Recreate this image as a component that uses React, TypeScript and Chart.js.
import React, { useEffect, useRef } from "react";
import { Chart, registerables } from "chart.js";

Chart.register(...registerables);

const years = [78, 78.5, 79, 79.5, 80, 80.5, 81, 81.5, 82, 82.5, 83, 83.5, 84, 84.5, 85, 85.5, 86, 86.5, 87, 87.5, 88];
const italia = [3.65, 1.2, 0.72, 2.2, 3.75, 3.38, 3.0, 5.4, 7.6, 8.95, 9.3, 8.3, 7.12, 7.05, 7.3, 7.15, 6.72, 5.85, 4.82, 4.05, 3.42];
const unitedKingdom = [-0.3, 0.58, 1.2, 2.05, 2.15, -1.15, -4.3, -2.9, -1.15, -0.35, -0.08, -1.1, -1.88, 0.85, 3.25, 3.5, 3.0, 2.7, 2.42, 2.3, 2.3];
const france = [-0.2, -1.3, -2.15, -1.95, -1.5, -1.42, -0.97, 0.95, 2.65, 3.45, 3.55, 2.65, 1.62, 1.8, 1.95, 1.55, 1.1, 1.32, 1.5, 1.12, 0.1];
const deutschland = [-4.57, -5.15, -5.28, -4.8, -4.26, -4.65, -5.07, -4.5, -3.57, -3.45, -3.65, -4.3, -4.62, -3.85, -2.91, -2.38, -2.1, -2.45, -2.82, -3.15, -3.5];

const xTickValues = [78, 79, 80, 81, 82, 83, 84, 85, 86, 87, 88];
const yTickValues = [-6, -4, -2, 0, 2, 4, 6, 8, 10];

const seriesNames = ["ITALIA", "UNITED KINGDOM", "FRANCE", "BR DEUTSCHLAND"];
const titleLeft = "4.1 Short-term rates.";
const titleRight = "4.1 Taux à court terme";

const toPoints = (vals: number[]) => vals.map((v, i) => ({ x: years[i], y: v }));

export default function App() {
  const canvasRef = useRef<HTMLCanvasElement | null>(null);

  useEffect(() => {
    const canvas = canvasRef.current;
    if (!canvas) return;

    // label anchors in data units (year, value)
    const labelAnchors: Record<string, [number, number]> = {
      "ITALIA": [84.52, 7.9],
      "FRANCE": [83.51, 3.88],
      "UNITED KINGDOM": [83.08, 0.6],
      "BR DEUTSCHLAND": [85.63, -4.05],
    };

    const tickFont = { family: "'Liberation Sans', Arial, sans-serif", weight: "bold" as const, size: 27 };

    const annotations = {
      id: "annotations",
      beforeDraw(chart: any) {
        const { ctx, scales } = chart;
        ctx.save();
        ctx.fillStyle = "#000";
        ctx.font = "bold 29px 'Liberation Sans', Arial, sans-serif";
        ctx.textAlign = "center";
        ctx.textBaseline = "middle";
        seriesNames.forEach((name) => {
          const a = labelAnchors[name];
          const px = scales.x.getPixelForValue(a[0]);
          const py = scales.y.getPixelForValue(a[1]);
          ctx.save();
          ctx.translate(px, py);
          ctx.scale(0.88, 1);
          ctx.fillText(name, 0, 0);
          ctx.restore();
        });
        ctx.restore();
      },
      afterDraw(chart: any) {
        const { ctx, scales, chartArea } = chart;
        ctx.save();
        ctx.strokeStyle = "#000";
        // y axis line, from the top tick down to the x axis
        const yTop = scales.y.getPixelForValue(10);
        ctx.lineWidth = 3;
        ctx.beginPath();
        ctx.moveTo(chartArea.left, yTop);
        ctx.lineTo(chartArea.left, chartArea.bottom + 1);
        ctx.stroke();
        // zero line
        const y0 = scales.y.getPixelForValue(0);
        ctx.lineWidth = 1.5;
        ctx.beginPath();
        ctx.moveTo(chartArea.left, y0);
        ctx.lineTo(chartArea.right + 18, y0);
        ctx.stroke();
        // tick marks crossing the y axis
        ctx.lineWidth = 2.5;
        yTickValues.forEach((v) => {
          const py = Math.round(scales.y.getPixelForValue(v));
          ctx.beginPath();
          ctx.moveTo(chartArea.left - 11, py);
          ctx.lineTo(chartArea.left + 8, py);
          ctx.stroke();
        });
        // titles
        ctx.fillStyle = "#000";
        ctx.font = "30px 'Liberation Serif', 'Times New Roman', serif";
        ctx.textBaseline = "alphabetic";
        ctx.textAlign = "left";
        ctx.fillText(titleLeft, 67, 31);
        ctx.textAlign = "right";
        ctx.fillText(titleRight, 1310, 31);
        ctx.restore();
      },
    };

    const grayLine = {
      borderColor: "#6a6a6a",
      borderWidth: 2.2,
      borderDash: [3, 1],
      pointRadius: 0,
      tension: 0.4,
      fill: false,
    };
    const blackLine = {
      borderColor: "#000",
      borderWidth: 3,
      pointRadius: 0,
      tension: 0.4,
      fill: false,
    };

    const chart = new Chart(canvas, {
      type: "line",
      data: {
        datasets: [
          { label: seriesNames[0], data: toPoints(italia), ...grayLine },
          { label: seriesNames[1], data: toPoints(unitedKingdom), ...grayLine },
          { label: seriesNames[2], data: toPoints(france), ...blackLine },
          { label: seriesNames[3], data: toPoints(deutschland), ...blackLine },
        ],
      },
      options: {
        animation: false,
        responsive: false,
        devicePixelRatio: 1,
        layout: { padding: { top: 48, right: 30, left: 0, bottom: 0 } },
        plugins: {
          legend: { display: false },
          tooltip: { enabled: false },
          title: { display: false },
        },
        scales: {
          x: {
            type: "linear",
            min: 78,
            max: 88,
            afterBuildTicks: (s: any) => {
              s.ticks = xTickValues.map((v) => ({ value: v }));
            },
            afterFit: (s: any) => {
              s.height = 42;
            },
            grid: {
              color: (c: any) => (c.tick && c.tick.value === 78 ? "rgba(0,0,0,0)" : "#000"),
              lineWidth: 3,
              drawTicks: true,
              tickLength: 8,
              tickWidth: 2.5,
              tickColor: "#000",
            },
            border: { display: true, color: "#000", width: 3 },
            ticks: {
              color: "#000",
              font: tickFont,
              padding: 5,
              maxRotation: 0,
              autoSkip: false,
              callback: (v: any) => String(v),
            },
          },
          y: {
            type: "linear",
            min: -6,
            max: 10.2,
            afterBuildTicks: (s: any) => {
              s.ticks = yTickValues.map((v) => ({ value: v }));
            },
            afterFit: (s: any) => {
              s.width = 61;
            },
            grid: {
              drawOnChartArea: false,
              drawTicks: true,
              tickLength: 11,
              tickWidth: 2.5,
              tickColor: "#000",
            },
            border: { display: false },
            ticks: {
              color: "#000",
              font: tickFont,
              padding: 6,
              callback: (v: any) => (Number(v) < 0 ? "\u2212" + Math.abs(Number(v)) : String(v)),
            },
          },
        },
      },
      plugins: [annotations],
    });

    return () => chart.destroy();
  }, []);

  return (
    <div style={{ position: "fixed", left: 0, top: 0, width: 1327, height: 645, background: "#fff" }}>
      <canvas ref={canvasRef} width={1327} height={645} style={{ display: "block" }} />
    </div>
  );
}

• • •

**Required task:**
Each line above is to be repeated exactly.

**Answer to this problem:**
Recreate this image as a component that uses React, TypeScript and Chart.js.
import React, { useEffect, useRef } from "react";
import { Chart, registerables } from "chart.js";

Chart.register(...registerables);

const years = [78, 78.5, 79, 79.5, 80, 80.5, 81, 81.5, 82, 82.5, 83, 83.5, 84, 84.5, 85, 85.5, 86, 86.5, 87, 87.5, 88];
const italia = [3.65, 1.2, 0.72, 2.2, 3.75, 3.38, 3.0, 5.4, 7.6, 8.95, 9.3, 8.3, 7.12, 7.05, 7.3, 7.15, 6.72, 5.85, 4.82, 4.05, 3.42];
const unitedKingdom = [-0.3, 0.58, 1.2, 2.05, 2.15, -1.15, -4.3, -2.9, -1.15, -0.35, -0.08, -1.1, -1.88, 0.85, 3.25, 3.5, 3.0, 2.7, 2.42, 2.3, 2.3];
const france = [-0.2, -1.3, -2.15, -1.95, -1.5, -1.42, -0.97, 0.95, 2.65, 3.45, 3.55, 2.65, 1.62, 1.8, 1.95, 1.55, 1.1, 1.32, 1.5, 1.12, 0.1];
const deutschland = [-4.57, -5.15, -5.28, -4.8, -4.26, -4.65, -5.07, -4.5, -3.57, -3.45, -3.65, -4.3, -4.62, -3.85, -2.91, -2.38, -2.1, -2.45, -2.82, -3.15, -3.5];

const xTickValues = [78, 79, 80, 81, 82, 83, 84, 85, 86, 87, 88];
const yTickValues = [-6, -4, -2, 0, 2, 4, 6, 8, 10];

const seriesNames = ["ITALIA", "UNITED KINGDOM", "FRANCE", "BR DEUTSCHLAND"];
const titleLeft = "4.1 Short-term rates.";
const titleRight = "4.1 Taux à court terme";

const toPoints = (vals: number[]) => vals.map((v, i) => ({ x: years[i], y: v }));

export default function App() {
  const canvasRef = useRef<HTMLCanvasElement | null>(null);

  useEffect(() => {
    const canvas = canvasRef.current;
    if (!canvas) return;

    // label anchors in data units (year, value)
    const labelAnchors: Record<string, [number, number]> = {
      "ITALIA": [84.52, 7.9],
      "FRANCE": [83.51, 3.88],
      "UNITED KINGDOM": [83.08, 0.6],
      "BR DEUTSCHLAND": [85.63, -4.05],
    };

    const tickFont = { family: "'Liberation Sans', Arial, sans-serif", weight: "bold" as const, size: 27 };

    const annotations = {
      id: "annotations",
      beforeDraw(chart: any) {
        const { ctx, scales } = chart;
        ctx.save();
        ctx.fillStyle = "#000";
        ctx.font = "bold 29px 'Liberation Sans', Arial, sans-serif";
        ctx.textAlign = "center";
        ctx.textBaseline = "middle";
        seriesNames.forEach((name) => {
          const a = labelAnchors[name];
          const px = scales.x.getPixelForValue(a[0]);
          const py = scales.y.getPixelForValue(a[1]);
          ctx.save();
          ctx.translate(px, py);
          ctx.scale(0.88, 1);
          ctx.fillText(name, 0, 0);
          ctx.restore();
        });
        ctx.restore();
      },
      afterDraw(chart: any) {
        const { ctx, scales, chartArea } = chart;
        ctx.save();
        ctx.strokeStyle = "#000";
        // y axis line, from the top tick down to the x axis
        const yTop = scales.y.getPixelForValue(10);
        ctx.lineWidth = 3;
        ctx.beginPath();
        ctx.moveTo(chartArea.left, yTop);
        ctx.lineTo(chartArea.left, chartArea.bottom + 1);
        ctx.stroke();
        // zero line
        const y0 = scales.y.getPixelForValue(0);
        ctx.lineWidth = 1.5;
        ctx.beginPath();
        ctx.moveTo(chartArea.left, y0);
        ctx.lineTo(chartArea.right + 18, y0);
        ctx.stroke();
        // tick marks crossing the y axis
        ctx.lineWidth = 2.5;
        yTickValues.forEach((v) => {
          const py = Math.round(scales.y.getPixelForValue(v));
          ctx.beginPath();
          ctx.moveTo(chartArea.left - 11, py);
          ctx.lineTo(chartArea.left + 8, py);
          ctx.stroke();
        });
        // titles
        ctx.fillStyle = "#000";
        ctx.font = "30px 'Liberation Serif', 'Times New Roman', serif";
        ctx.textBaseline = "alphabetic";
        ctx.textAlign = "left";
        ctx.fillText(titleLeft, 67, 31);
        ctx.textAlign = "right";
        ctx.fillText(titleRight, 1310, 31);
        ctx.restore();
      },
    };

    const grayLine = {
      borderColor: "#6a6a6a",
      borderWidth: 2.2,
      borderDash: [3, 1],
      pointRadius: 0,
      tension: 0.4,
      fill: false,
    };
    const blackLine = {
      borderColor: "#000",
      borderWidth: 3,
      pointRadius: 0,
      tension: 0.4,
      fill: false,
    };

    const chart = new Chart(canvas, {
      type: "line",
      data: {
        datasets: [
          { label: seriesNames[0], data: toPoints(italia), ...grayLine },
          { label: seriesNames[1], data: toPoints(unitedKingdom), ...grayLine },
          { label: seriesNames[2], data: toPoints(france), ...blackLine },
          { label: seriesNames[3], data: toPoints(deutschland), ...blackLine },
        ],
      },
      options: {
        animation: false,
        responsive: false,
        devicePixelRatio: 1,
        layout: { padding: { top: 48, right: 30, left: 0, bottom: 0 } },
        plugins: {
          legend: { display: false },
          tooltip: { enabled: false },
          title: { display: false },
        },
        scales: {
          x: {
            type: "linear",
            min: 78,
            max: 88,
            afterBuildTicks: (s: any) => {
              s.ticks = xTickValues.map((v) => ({ value: v }));
            },
            afterFit: (s: any) => {
              s.height = 42;
            },
            grid: {
              color: (c: any) => (c.tick && c.tick.value === 78 ? "rgba(0,0,0,0)" : "#000"),
              lineWidth: 3,
              drawTicks: true,
              tickLength: 8,
              tickWidth: 2.5,
              tickColor: "#000",
            },
            border: { display: true, color: "#000", width: 3 },
            ticks: {
              color: "#000",
              font: tickFont,
              padding: 5,
              maxRotation: 0,
              autoSkip: false,
              callback: (v: any) => String(v),
            },
          },
          y: {
            type: "linear",
            min: -6,
            max: 10.2,
            afterBuildTicks: (s: any) => {
              s.ticks = yTickValues.map((v) => ({ value: v }));
            },
            afterFit: (s: any) => {
              s.width = 61;
            },
            grid: {
              drawOnChartArea: false,
              drawTicks: true,
              tickLength: 11,
              tickWidth: 2.5,
              tickColor: "#000",
            },
            border: { display: false },
            ticks: {
              color: "#000",
              font: tickFont,
              padding: 6,
              callback: (v: any) => (Number(v) < 0 ? "\u2212" + Math.abs(Number(v)) : String(v)),
            },
          },
        },
      },
      plugins: [annotations],
    });

    return () => chart.destroy();
  }, []);

  return (
    <div style={{ position: "fixed", left: 0, top: 0, width: 1327, height: 645, background: "#fff" }}>
      <canvas ref={canvasRef} width={1327} height={645} style={{ display: "block" }} />
    </div>
  );
}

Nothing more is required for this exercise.